I think how much you like a book (or a movie or a piece of art, etc.) all depends on your situation and how you feel at the moment. I picked up Eat Pray Love by Elizabeth Gilbert over a year ago, when it was the go-to-book for every book club out there. What was the hype, I needed to know.
I bought this (this was before I discovered the library) and about 50 pages in, I put it back on my bookshelf, completely uninspired and even sort of angry. Who was this woman who, at only 31, gave up on her marriage, dumped her husband, and then proceded to play the victim? Give me a break.
Now the movie is out, and as a huge fan of Julia Roberts, I rummaged through my books and picked it up again. I figured I had better read it before I went to see the movie, cause, more likely than not, the movie would probably ruin the chances that I EVER read the book. Plus BF had gone to see it with his mother already, and he actually said it was pretty good (?!?!) Read this to see why I’m surprised.
I think I’m in a completely different mindset now, cause I found that…I don’t hate it anymore. I couldn’t remember any of the first 50 pages (yep, that’s how strong an impression it made on me first time around), but I no longer feel anger towards Gilbert. If anything, I feel…worried.
I’ll make up my mind on whether I like it or not once I finish, but undeniably, it offers some great quotes that hit home…sometimes way too close for comfort.

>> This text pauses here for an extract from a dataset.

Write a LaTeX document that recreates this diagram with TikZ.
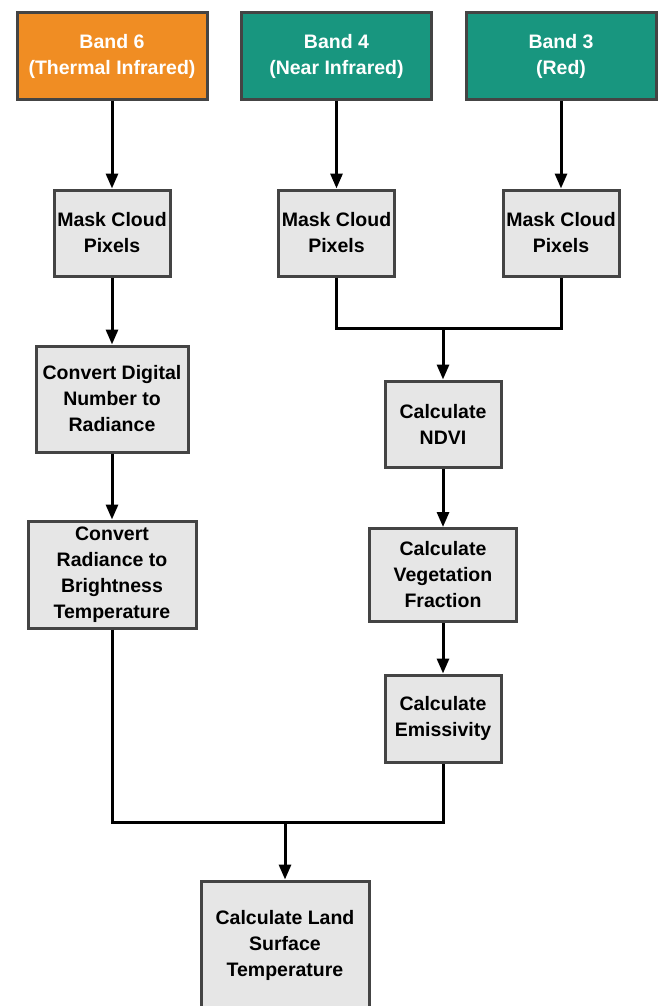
\documentclass[tikz,border=0pt]{standalone}
\usepackage{fontspec}
\setmainfont{Liberation Sans}
\usetikzlibrary{positioning,arrows.meta,calc}
\definecolor{bandorange}{HTML}{F08D23}
\definecolor{bandteal}{HTML}{18967F}
\definecolor{boxgrey}{HTML}{E6E6E6}
\definecolor{edgegrey}{HTML}{444444}

\begin{document}
\begin{tikzpicture}[x=1pt, y=-1pt, font=\bfseries\fontsize{19.5}{26}\selectfont,
  band/.style={draw=edgegrey, line width=3pt, text=white, minimum width=190pt, minimum height=87pt, align=center, inner sep=0pt},
  stepbox/.style={draw=edgegrey, line width=3pt, fill=boxgrey, align=center, inner sep=0pt},
  flow/.style={-{Triangle[length=15pt,width=12pt]}, line width=3pt},
  link/.style={line width=3pt}]
  \path[use as bounding box, clip] (0,0) rectangle (664,1006);
  % input bands
  \node[band, fill=bandorange] (b6) at (112,56) {Band 6\\(Thermal Infrared)};
  \node[band, fill=bandteal] (b4) at (336.5,56) {Band 4\\(Near Infrared)};
  \node[band, fill=bandteal] (b3) at (561,56) {Band 3\\(Red)};
  % cloud masks
  \foreach \x/\name in {112/m6,336.5/m4,561/m3}
    \node[stepbox, minimum width=116pt, minimum height=86pt] (\name) at (\x,233) {Mask Cloud\\Pixels};
  % thermal branch
  \node[stepbox, minimum width=152pt, minimum height=106pt] (dn) at (112,399) {Convert Digital\\Number to\\Radiance};
  \node[stepbox, minimum width=168pt, minimum height=107pt] (bt) at (112,574.5) {Convert\\Radiance to\\Brightness\\Temperature};
  % vegetation branch
  \node[stepbox, minimum width=116pt, minimum height=86pt] (ndvi) at (443,424) {Calculate\\NDVI};
  \node[stepbox, minimum width=147pt, minimum height=93pt] (fv) at (443,575) {Calculate\\Vegetation\\Fraction};
  \node[stepbox, minimum width=116pt, minimum height=87pt] (emis) at (443,718.5) {Calculate\\Emissivity};
  % result
  \node[stepbox, minimum width=168pt, minimum height=128pt] (lst) at (285,945) {Calculate Land\\Surface\\Temperature};
  \coordinate (j1) at (443,328);
  \coordinate (j2) at (285,822);
  \foreach \a/\b in {b6/m6,b4/m4,b3/m3,m6/dn,dn/bt,ndvi/fv,fv/emis}
    \draw[flow] (\a) -- (\b);
  \draw[link] (m4.south) |- (j1) -| (m3.south);
  \draw[flow] (j1) -- (ndvi);
  \draw[link] (bt.south) |- (j2) -| (emis.south);
  \draw[flow] (j2) -- (lst);
\end{tikzpicture}
\end{document}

“It all begins when the object of your adoration bestows upon you a heady, hallucinogenic dose of something you never even dared to admit that you wanted — an emotional speedball, perhaps, of thunderous love and roiling excitement. Soon you start craving that intense attention, with the hungry obsession of any junkie. When the drug is withheld, you promptly turn sick, crazy and depleted (not to mention resentful of the dealer who encouraged this addiction in the first place but who now refuses to pony up the good stuff anymore — despite the fact that you know he has it hidden somewhere, goddamn it, because he used to give it to you for free).”
“…both pleasure and devotion require a stress-free space in which to flourish and I’d been living in a giant trash compactor of nonstop anxiety.”